What the Roaring Twenties Can Teach Us About AI
- Rishi Rithvik Vridhachalam
- Jan 9
- 2 min read
When I think about AI, I have mixed feelings. As a college student, it seems like every week there is a new headline about jobs being automated or entire industries being transformed. It's exciting, but it's also hard not to wonder what the job market will look like by the time my classmates and I graduate.

One of the main arguments of the “half-cup full” crowd is that we have been through such profound change during the 1920s and we not only survived but flourished in the aftermath. At first, the comparison felt strange. What do automobiles, radios, and electricity have in common with AI? However, the more I thought about it, the more it made sense.
People living through the Roaring Twenties felt many of the same anxieties we feel today. Cars changed social norms. Radio reshaped entertainment. Electrification transformed daily life. New technologies were arriving so quickly that many people worried society was changing too fast. Critics argued that traditional values were disappearing and that these inventions would create more problems than benefits.
Yet looking back, we know how much those innovations improved people's lives. The automobile didn't just create factory jobs. It created demand for mechanics, gas stations, road construction, restaurants, and countless other businesses. Electrification led to new appliances, industries, and conveniences that people could barely imagine beforehand.

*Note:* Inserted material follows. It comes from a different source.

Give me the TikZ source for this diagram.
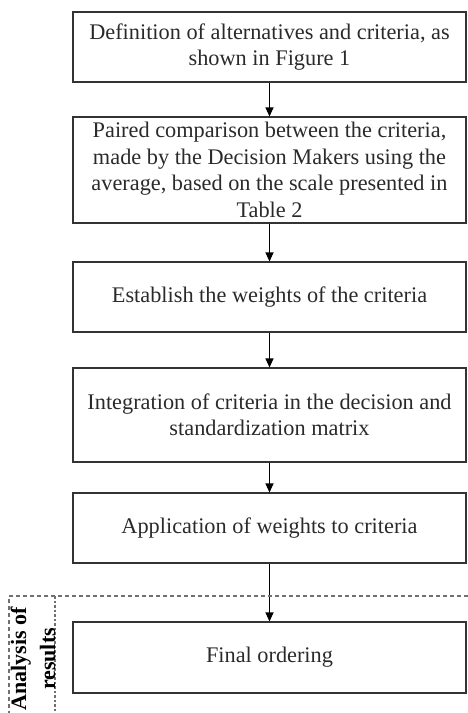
\documentclass[tikz,border=0pt]{standalone}
\usepackage{fontspec}
\setmainfont{Liberation Serif}
\usetikzlibrary{arrows.meta}
\definecolor{lineC}{HTML}{333333}
\definecolor{textC}{HTML}{2A2A2A}
\definecolor{dashC}{HTML}{707070}
\begin{document}
\begin{tikzpicture}[x=1pt,y=-1pt,
  stepbox/.style={draw=lineC, line width=1.1pt, minimum width=393pt, inner sep=0pt,
    align=center, text=textC, font=\fontsize{22.3}{26.5}\selectfont},
  flow/.style={draw=black, line width=1.1pt, -{Triangle[width=8pt,length=9pt]}},
  region/.style={draw=dashC, line width=1.3pt, dash pattern=on 4pt off 3pt}]
\useasboundingbox (0,0) rectangle (468,713);
\node[stepbox, minimum height=70pt] (b1) at (269.5,47) {Definition of alternatives and criteria, as\\shown in Figure 1};
\node[stepbox, minimum height=106pt] (b2) at (269.5,170) {Paired comparison between the criteria,\\made by the Decision Makers using the\\average, based on the scale presented in\\Table 2};
\node[stepbox, minimum height=70pt] (b3) at (269.5,297) {Establish the weights of the criteria};
\node[stepbox, minimum height=94pt] (b4) at (269.5,415) {Integration of criteria in the decision and\\standardization matrix};
\node[stepbox, minimum height=70pt] (b5) at (269.5,528) {Application of weights to criteria};
\node[stepbox, minimum height=71pt] (b6) at (269.5,657.5) {Final ordering};
\draw[flow] (b1) -- (b2);
\draw[flow] (b2) -- (b3);
\draw[flow] (b3) -- (b4);
\draw[flow] (b4) -- (b5);
\draw[flow] (b5) -- (b6);
\coordinate (tl) at (9,596);
\coordinate (tr) at (468,596);
\coordinate (bl) at (9,713);
\coordinate (il) at (55,596);
\coordinate (ib) at (55,713);
\draw[region] (tr) -- (tl) -- (bl);
\draw[region, dash pattern=on 2.5pt off 2pt] (il) -- (ib);
\node[rotate=90, align=center, font=\bfseries\fontsize{22}{29}\selectfont] (lab) at (33,659) {Analysis of\\results};
\end{tikzpicture}
\end{document}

That doesn't mean the transition was easy. Many jobs disappeared, just as some jobs may disappear because of AI. But history suggests that technological revolutions tend to create opportunities alongside disruption. The challenge is that those opportunities are often impossible to predict in advance.
Similarly, early automobiles and airplanes were incredibly dangerous compared to today. Over time, governments, businesses, and society developed regulations and standards that made these technologies much safer. That gives me some optimism about AI. The technology may be moving quickly, but history shows that society is capable of adapting.
As students, we don't know exactly what the future will look like. AI may change many of the careers we are preparing for today. But the people living through the 1920s didn't know how their story would end either. They were simply experiencing a period of rapid change.
The biggest lesson is that uncertainty is not new. Every generation thinks it is living through unprecedented disruption. Sometimes that is true. But history shows that people are often more adaptable than they realize. Instead of trying to predict every twist and turn of the AI revolution, it may be more important to stay curious, keep learning, and be willing to adapt as new opportunities emerge.